At UGA games, the Redcoat Band vowed to drop the "Tara Theme," played since 1959. Lady Antebellum, which has Georgia roots, became, simply, Lady A.
And Gov. Brian Kemp has signed hate crimes legislation that hadn't advanced for 16 years. Georgia had been one only four states without a hate crime law, and the Legislature acted after thousands marched on the state Capitol two weeks ago.
"I don't think that you would see the changes that you are seeing happening at such rapid speeds under any other circumstances," Bottoms told The Atlanta Journal-Constitution in an interview, crediting the protesters. "People are being heard. People are speaking their anger and their frustration and their hurt and pain. And, just as importantly, people are listening in a way that I have not ever experienced in my lifetime."
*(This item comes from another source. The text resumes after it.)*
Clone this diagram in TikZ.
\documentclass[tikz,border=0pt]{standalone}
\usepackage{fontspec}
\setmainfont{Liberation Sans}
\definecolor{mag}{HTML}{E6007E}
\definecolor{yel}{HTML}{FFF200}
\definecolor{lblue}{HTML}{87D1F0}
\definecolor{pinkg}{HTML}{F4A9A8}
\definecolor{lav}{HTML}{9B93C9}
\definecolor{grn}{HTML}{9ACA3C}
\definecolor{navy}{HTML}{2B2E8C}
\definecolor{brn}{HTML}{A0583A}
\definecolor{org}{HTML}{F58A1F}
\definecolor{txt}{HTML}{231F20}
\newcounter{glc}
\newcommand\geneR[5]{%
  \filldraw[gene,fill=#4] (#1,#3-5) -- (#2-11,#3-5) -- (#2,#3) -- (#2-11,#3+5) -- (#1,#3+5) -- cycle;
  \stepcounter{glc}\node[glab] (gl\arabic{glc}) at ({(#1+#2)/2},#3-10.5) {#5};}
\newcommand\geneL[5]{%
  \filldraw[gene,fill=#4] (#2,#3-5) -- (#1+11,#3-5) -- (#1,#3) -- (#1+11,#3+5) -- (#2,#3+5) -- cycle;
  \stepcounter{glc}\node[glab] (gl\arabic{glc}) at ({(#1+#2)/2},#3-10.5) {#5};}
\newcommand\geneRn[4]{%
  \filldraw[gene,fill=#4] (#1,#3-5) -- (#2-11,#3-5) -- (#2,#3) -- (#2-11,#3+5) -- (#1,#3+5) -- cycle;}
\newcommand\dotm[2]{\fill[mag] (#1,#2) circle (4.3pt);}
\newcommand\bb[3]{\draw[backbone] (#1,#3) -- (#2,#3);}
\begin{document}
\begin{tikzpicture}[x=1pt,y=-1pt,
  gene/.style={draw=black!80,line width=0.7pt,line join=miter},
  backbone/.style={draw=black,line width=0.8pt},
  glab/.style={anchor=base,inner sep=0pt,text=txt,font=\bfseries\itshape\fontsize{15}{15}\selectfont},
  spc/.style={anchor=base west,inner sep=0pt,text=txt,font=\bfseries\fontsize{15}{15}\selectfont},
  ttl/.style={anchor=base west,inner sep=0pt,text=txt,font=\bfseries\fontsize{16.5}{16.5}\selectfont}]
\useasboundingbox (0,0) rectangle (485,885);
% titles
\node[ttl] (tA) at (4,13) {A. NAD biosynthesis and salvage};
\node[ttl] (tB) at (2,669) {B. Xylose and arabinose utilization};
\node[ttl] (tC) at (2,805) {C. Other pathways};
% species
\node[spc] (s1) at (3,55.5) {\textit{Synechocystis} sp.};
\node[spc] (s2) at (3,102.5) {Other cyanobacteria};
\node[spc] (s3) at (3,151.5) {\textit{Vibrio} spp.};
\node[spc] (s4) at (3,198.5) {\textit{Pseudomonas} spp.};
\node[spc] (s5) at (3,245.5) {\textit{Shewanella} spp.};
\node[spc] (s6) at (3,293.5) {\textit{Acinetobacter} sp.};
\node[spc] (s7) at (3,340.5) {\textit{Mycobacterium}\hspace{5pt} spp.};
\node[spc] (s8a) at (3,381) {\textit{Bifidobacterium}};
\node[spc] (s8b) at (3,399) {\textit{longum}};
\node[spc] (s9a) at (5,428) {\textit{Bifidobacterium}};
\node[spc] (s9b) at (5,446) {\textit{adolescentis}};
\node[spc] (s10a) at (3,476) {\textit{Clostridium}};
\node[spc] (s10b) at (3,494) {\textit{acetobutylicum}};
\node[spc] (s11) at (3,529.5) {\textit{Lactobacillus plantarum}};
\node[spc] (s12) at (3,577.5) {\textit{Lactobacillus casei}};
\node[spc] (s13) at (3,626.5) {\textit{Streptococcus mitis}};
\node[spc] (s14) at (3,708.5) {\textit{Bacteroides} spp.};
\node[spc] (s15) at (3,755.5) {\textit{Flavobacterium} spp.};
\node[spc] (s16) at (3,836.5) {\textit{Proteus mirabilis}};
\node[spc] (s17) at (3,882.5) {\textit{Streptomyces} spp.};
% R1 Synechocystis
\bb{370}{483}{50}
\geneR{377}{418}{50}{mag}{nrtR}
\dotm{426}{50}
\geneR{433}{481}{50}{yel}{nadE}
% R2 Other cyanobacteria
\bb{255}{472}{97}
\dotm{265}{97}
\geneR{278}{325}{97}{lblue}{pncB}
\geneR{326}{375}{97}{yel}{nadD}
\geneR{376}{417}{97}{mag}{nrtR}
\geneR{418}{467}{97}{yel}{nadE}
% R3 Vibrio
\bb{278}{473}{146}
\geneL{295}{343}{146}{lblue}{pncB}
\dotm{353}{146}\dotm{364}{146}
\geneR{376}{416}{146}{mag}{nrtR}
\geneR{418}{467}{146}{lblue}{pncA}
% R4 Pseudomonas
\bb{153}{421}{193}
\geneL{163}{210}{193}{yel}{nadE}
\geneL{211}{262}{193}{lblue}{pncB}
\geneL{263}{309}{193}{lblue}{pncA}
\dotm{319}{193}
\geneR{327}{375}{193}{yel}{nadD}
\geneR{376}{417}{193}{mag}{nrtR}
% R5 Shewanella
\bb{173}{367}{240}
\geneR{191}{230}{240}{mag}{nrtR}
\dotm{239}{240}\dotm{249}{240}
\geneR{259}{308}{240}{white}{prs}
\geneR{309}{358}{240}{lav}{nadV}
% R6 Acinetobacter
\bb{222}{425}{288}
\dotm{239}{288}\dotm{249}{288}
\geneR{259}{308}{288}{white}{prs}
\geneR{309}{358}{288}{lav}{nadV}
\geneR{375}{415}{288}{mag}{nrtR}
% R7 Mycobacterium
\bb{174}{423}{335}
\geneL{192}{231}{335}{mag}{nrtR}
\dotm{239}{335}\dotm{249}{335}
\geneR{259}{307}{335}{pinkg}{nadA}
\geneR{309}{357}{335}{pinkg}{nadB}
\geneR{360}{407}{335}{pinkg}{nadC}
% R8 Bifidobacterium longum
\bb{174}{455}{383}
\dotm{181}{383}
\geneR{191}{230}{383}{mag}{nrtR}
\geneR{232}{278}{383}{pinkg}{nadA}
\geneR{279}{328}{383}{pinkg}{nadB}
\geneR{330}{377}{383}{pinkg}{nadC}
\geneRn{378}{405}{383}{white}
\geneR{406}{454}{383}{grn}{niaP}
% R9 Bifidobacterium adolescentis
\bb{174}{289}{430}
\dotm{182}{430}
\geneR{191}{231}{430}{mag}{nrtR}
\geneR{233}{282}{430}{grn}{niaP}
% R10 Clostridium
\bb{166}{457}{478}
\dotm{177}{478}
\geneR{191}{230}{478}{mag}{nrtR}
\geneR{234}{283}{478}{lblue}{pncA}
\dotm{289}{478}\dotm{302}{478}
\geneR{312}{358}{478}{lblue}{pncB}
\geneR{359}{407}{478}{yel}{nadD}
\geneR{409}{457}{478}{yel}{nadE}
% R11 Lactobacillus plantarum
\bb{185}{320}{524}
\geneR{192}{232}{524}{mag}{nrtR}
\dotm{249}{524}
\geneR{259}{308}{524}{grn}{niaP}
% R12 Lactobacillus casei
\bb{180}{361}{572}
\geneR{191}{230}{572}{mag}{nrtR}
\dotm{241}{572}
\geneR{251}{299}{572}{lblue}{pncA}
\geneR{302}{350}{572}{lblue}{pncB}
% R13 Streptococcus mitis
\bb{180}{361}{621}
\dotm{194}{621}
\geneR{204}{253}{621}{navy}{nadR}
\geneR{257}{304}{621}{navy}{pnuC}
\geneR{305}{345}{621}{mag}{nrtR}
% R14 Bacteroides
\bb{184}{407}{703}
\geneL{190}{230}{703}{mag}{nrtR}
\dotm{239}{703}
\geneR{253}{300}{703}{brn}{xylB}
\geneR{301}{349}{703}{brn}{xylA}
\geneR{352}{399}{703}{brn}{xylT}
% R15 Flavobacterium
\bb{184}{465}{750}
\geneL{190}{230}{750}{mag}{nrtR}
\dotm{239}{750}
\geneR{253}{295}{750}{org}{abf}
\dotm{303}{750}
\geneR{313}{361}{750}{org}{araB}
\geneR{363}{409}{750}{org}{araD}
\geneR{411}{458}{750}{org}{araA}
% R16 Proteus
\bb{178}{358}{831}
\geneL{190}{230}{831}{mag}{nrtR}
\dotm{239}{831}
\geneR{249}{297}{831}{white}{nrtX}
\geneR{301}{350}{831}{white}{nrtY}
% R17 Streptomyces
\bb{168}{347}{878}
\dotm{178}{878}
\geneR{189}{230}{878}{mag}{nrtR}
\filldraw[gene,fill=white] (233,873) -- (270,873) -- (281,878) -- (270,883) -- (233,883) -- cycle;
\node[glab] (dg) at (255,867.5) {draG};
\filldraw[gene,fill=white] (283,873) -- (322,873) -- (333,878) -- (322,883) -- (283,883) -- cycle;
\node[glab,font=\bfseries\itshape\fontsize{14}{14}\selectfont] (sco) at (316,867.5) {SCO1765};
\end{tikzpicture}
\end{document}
Civil rights gains typically come slowly for Blacks, even when courts and legislation give reforms the force of law. Blacks in Montgomery, led by Martin Luther King Jr., boycotted the city's bus system for 381 days before a court ruled that segregated buses were unconstitutional.
Thurgood Marshall, the lead attorney in the landmark Brown v. Board of Education desegregation case and later the first black Supreme Court justice, often told people that "all deliberate speed...meant S-L-O-W," as he watched the decades it took some school systems to integrate.
In Atlanta, activists have asked the city's Black leadership for reforms to end police brutality for nearly half a century, while demands to remove Confederate symbols in Georgia have met fierce resistance in recent years.
"I never expected anything like this to happen," said Dre Propst, 51, a co-founder of Black Lives Matter Atlanta and a longtime organizer. "I thought it would be probably later on when the younger generation would be at the front of the fight. I thought I wouldn't see it."
While the early anger over Floyd's death focused on policing reforms, the movement is evolving into a broader examination of systemic inequality, white privilege, the ongoing wealth gap between Black and white America, and the health disparities Black Americans are experiencing during the coronavirus pandemic.
In Atlanta, the protest movement has come at a cost. Riot-clad police armed with tear gas and rubber bullets squared off against young people, some armed with rocks, bottles and fireworks. More than 500 people were arrested in the early days of the marches. At least six officers were fired or disciplined for excessive force. And now many officers have been shaken by the charges filed against the two officers involved in Brooks' shooting. One of them is charged with murder.
"The morale is probably the worst it has ever been," said Vince Champion, the southeast regional director for the International Brotherhood of Police Officers, which represents about 1,200 Atlanta police officers. Bottoms "wanted to bow down to the rioters and possibly get rid of good cops."
The mayor said she values the Atlanta police and recognizes their morale is suffering, but she added it is "is equally important that our officers be cognizant of the morale of the country right now."
"Things are shifting in our country," she said. "As a leader, it is my responsibility to take action when I think that something has not been done appropriately."